__Data excerpt__:
——————

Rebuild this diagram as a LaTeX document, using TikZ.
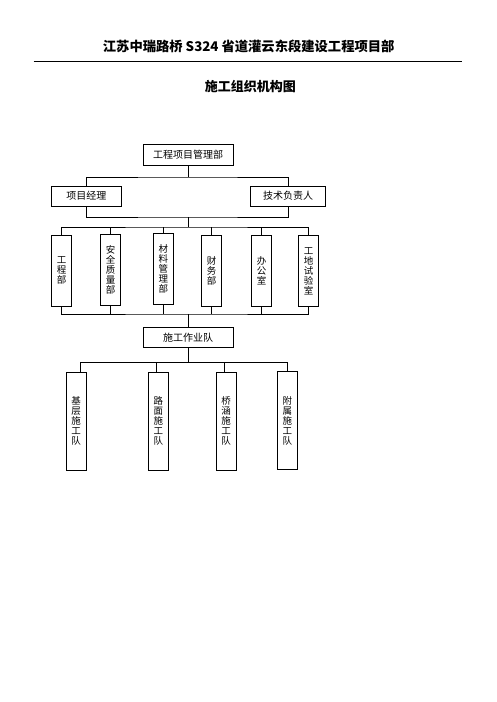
\documentclass[tikz,border=0pt]{standalone}
\usepackage{fontspec}
\setmainfont{Noto Sans CJK SC}
\usepackage{tikz}
\usetikzlibrary{positioning}
\tikzset{>=stealth}
\newcommand\tightlines{\lineskiplimit=-20pt\relax\lineskip=0pt\relax}

\begin{document}
\begin{tikzpicture}[x=1pt, y=-1pt, line width=0.8pt,
    box/.style={draw, line width=0.9pt, inner sep=1pt, minimum height=20, font=\fontsize{10}{12}\selectfont},
    vbox/.style={draw, line width=0.9pt, inner sep=1pt, minimum width=20, align=center,
        font=\fontsize{9.5}{10}\selectfont\tightlines}]
    \useasboundingbox (0,0) rectangle (496,702);
    % header
    \node (head) at (248.7,46.7){\fontsize{13.3}{15}\selectfont\bfseries 江苏中瑞路桥 S324 省道灌云东段建设工程项目部};
    \draw [line width=0.9pt](33.7,61.7)--(461.7,61.7);
    \node (title) at (250.3,86.7){\fontsize{13}{15}\selectfont\bfseries 施工组织机构图};
    % upper levels
    \node [box, minimum width=90, minimum height=21] (top) at (188,154.6){工程项目管理部};
    \node [box, minimum width=70.7] (mgr) at (86.3,196){项目经理};
    \node [box, minimum width=75] (tech) at (288.2,196){技术负责人};
    % departments
    \node [vbox, minimum height=71] (d1) at (61.7,270.5){工\\程\\部};
    \node [vbox, minimum height=71] (d2) at (110.7,270.2){安\\全\\质\\量\\部};
    \node [vbox, minimum height=71] (d3) at (163.3,269.2){材\\料\\管\\理\\部};
    \node [vbox, minimum height=71] (d4) at (211.7,271.3){财\\务\\部};
    \node [vbox, minimum height=71] (d5) at (261.7,270.5){办\\公\\室};
    \node [vbox, minimum height=71] (d6) at (308.7,271.3){工\\地\\试\\验\\室};
    % teams
    \node [box, minimum width=90] (team) at (188,337.3){施工作业队};
    \node [vbox, minimum height=98] (t1) at (76,421.2){基\\层\\施\\工\\队};
    \node [vbox, minimum height=98] (t2) at (158.3,421.2){路\\面\\施\\工\\队};
    \node [vbox, minimum height=98] (t3) at (226,421.2){桥\\涵\\施\\工\\队};
    \node [vbox, minimum height=98] (t4) at (287.3,420.4){附\\属\\施\\工\\队};
    % connectors
    \coordinate (j1) at (188,177);
    \coordinate (j2) at (188,217);
    \coordinate (j3) at (188,227);
    \coordinate (j4) at (188,314);
    \coordinate (j5) at (188,362);
    \draw (top)--(j1);
    \draw (mgr.north)|-(j1)-|(tech.north);
    \draw (mgr.south)|-(j2)-|(tech.south);
    \draw (j2)--(j3);
    \draw (d1.north)|-(j3)-|(d6.north);
    \draw (d1.south)|-(j4)-|(d6.south);
    \foreach \d in {d2,d3,d4,d5}{
        \draw (\d.north)--(\d.north |- j3);
        \draw (\d.south)--(\d.south |- j4);
    }
    \draw (j4)--(team);
    \draw (team)--(j5);
    \coordinate (b1) at (80.7,362);
    \coordinate (b2) at (156.7,362);
    \coordinate (b3) at (224.3,362);
    \coordinate (b4) at (287.7,362);
    \draw (b1)--(b4);
    \draw (b1)--(b1 |- t1.north);
    \draw (b2)--(b2 |- t2.north);
    \draw (b3)--(b3 |- t3.north);
    \draw (b4)--(b4 |- t4.north);
\end{tikzpicture}
\end{document}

——————

__Problem description__:
Quote the full listing above word for word; exclude every picture from the copy.

__Solution to the problem__:
Rebuild this diagram as a LaTeX document, using TikZ.
\documentclass[tikz,border=0pt]{standalone}
\usepackage{fontspec}
\setmainfont{Noto Sans CJK SC}
\usepackage{tikz}
\usetikzlibrary{positioning}
\tikzset{>=stealth}
\newcommand\tightlines{\lineskiplimit=-20pt\relax\lineskip=0pt\relax}

\begin{document}
\begin{tikzpicture}[x=1pt, y=-1pt, line width=0.8pt,
    box/.style={draw, line width=0.9pt, inner sep=1pt, minimum height=20, font=\fontsize{10}{12}\selectfont},
    vbox/.style={draw, line width=0.9pt, inner sep=1pt, minimum width=20, align=center,
        font=\fontsize{9.5}{10}\selectfont\tightlines}]
    \useasboundingbox (0,0) rectangle (496,702);
    % header
    \node (head) at (248.7,46.7){\fontsize{13.3}{15}\selectfont\bfseries 江苏中瑞路桥 S324 省道灌云东段建设工程项目部};
    \draw [line width=0.9pt](33.7,61.7)--(461.7,61.7);
    \node (title) at (250.3,86.7){\fontsize{13}{15}\selectfont\bfseries 施工组织机构图};
    % upper levels
    \node [box, minimum width=90, minimum height=21] (top) at (188,154.6){工程项目管理部};
    \node [box, minimum width=70.7] (mgr) at (86.3,196){项目经理};
    \node [box, minimum width=75] (tech) at (288.2,196){技术负责人};
    % departments
    \node [vbox, minimum height=71] (d1) at (61.7,270.5){工\\程\\部};
    \node [vbox, minimum height=71] (d2) at (110.7,270.2){安\\全\\质\\量\\部};
    \node [vbox, minimum height=71] (d3) at (163.3,269.2){材\\料\\管\\理\\部};
    \node [vbox, minimum height=71] (d4) at (211.7,271.3){财\\务\\部};
    \node [vbox, minimum height=71] (d5) at (261.7,270.5){办\\公\\室};
    \node [vbox, minimum height=71] (d6) at (308.7,271.3){工\\地\\试\\验\\室};
    % teams
    \node [box, minimum width=90] (team) at (188,337.3){施工作业队};
    \node [vbox, minimum height=98] (t1) at (76,421.2){基\\层\\施\\工\\队};
    \node [vbox, minimum height=98] (t2) at (158.3,421.2){路\\面\\施\\工\\队};
    \node [vbox, minimum height=98] (t3) at (226,421.2){桥\\涵\\施\\工\\队};
    \node [vbox, minimum height=98] (t4) at (287.3,420.4){附\\属\\施\\工\\队};
    % connectors
    \coordinate (j1) at (188,177);
    \coordinate (j2) at (188,217);
    \coordinate (j3) at (188,227);
    \coordinate (j4) at (188,314);
    \coordinate (j5) at (188,362);
    \draw (top)--(j1);
    \draw (mgr.north)|-(j1)-|(tech.north);
    \draw (mgr.south)|-(j2)-|(tech.south);
    \draw (j2)--(j3);
    \draw (d1.north)|-(j3)-|(d6.north);
    \draw (d1.south)|-(j4)-|(d6.south);
    \foreach \d in {d2,d3,d4,d5}{
        \draw (\d.north)--(\d.north |- j3);
        \draw (\d.south)--(\d.south |- j4);
    }
    \draw (j4)--(team);
    \draw (team)--(j5);
    \coordinate (b1) at (80.7,362);
    \coordinate (b2) at (156.7,362);
    \coordinate (b3) at (224.3,362);
    \coordinate (b4) at (287.7,362);
    \draw (b1)--(b4);
    \draw (b1)--(b1 |- t1.north);
    \draw (b2)--(b2 |- t2.north);
    \draw (b3)--(b3 |- t3.north);
    \draw (b4)--(b4 |- t4.north);
\end{tikzpicture}
\end{document}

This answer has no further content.